Microsoft, in 2001, realised that Sun were going to be a big problem when they released a 64-bit Solaris. So, a little known fact, is that there's a switch that you can use where XP boots into a simulated 64-bit environment. In reality what that means is that you can actually access what a 64-bit OS will be able to address. 32-bit OS's can address 2 gig of memory. After that, it's, to coin a Blackadder phrase, like a broken pencil: pointless. Microsoft missed the boat again.
This whole thing amuses me no end.

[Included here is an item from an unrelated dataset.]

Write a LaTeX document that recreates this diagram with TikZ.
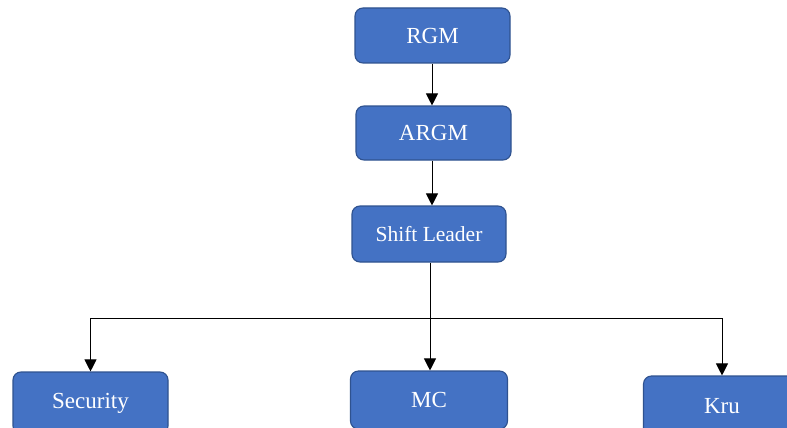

I am one of the people who suffered from when Microsoft
simulated a 32-bit OS back in whenever via a "thunk" layer that mapped 32-bit calls to their 16-bit OS. At the time, TCP/IP was provided by third party suppliers like FTP, Wollongong, Banyan, DEC etc. We had a support contract with Microsoft at the time that allowed us access to third line support immediately. I called them saying that Windows for Workgroups broke DEC's Pathworks. They hung up and never called back. I eventually worked out what the problem was called to tell them -- gratitude was not exactly overflowing.
The problem is that if you have a bunch of celever academics and give them a problem, there's a kind of puritanist approach to it. I'm not saying that a "thunk" layer is a bad idea, just that if you're going to do it, do it right. And understand what you are doing.
And while you're at it, watch those buffer overflows. That is schoolboy stuff. Stan's warnings should be heeded.
1 comment:
There are two things I want from an Operating System :-
(1) Run applications securely
(2) Securely run applications
Pretty much in the same way that I could care less what kind of "diff" is used in my car's steering - all I care about is turning corners without crashing and dying.
If Vista can't do the basics, it's no use to anyone.
Also the point about OS obesity is well-made.